If the diagonal advantage holds at 1B+ (own adapter wins by ≥ 5% margin on most users), the production-readiness story closes. Norm-only is the federation's per-user adapter format at any scale; the deployment economics (Kerala fleet at 1.9 GB total adapter storage) are real.

If it doesn't, the federation needs a richer adapter format than norm-only at scale. The catalogue's contingency plan would be:

  • LoRA-r4 as the production default at 1B+. 3 MB per user instead of 9 KB. Kerala fleet adapter storage becomes 215k × 3 MB = 645 GB. Significantly larger but still tractable for centralised storage; per-device this is mostly fine.
  • Hierarchical adapters. Cluster adapters (low-MB scale) per user-cluster + small per-user adapters for the within-cluster signal. The Bet 54 cross-user averaging result is mostly negative, but tight clusters of similar users may share an adapter usefully.
  • Adapter quantisation. Bet 53 was borderline at 30M; at 1B the per-user signal might be larger relative to quantisation noise, making int8 adapter compression viable. Untested.

The catalogue's role is to keep this contingency tree explicit. The federation hasn't committed to "norm-only forever"; it's committed to "norm-only is the production default while it works, and we have known fallbacks if it doesn't."

How this connects to other open questions

The 1B+ experiment depends on real-user data that the bets harness doesn't have. Getting that data is partly a partnerships problem (the Kerala IT@School pilot open question is the obvious path), partly a technical problem (privacy-preserving anonymisation, federated data collection), and partly a methodology problem (how to construct held-out splits from naturally heterogeneous user corpora).

The 1B+ experiment is also gated by real-WAN throughput to some degree — if the federation's network behaviour at 1B is dominated by per-token network costs, the personalisation analysis has to factor that in. At 30M, network costs are negligible; at 1B, they're potentially significant.

Until this experiment runs, every claim about the federation's per-user adapter is scoped to the 30M scale on clean prose. That scope is much narrower than the deployment story implies. Acknowledging the gap is what the Open Questions chapter is for.

Why this stays open

The bet hasn't run because the necessary inputs (user data, compute budget, evaluation infrastructure at scale) haven't been simultaneously available. Each one is achievable individually; the combination requires either a partnership (Kerala) or a substantial single-investigator commitment (compute + data + time). The catalogue's discipline is to be explicit about what's scoped and what isn't.

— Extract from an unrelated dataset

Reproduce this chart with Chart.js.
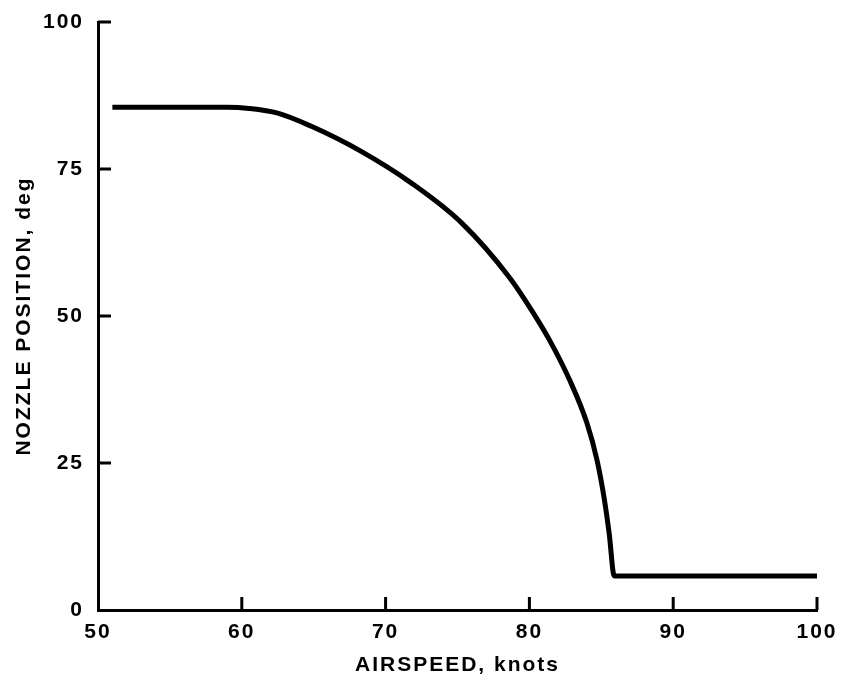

The catalogue's strongest current claim about per-user adapters is "feasible at 30M scale on clean prose, with the personalisation signal isolated by Bet 61 at 5–29% per user." That's a calibrated claim, not a marketing claim. The federation deployment story is built on it, with the explicit qualifier that the 1B+ extension is open work the catalogue hasn't completed.

When this question resolves — in either direction — it will be the most consequential update to the catalogue. Until then, the federation's per-user adapter story has a known scoping limit, and the catalogue is honest about it.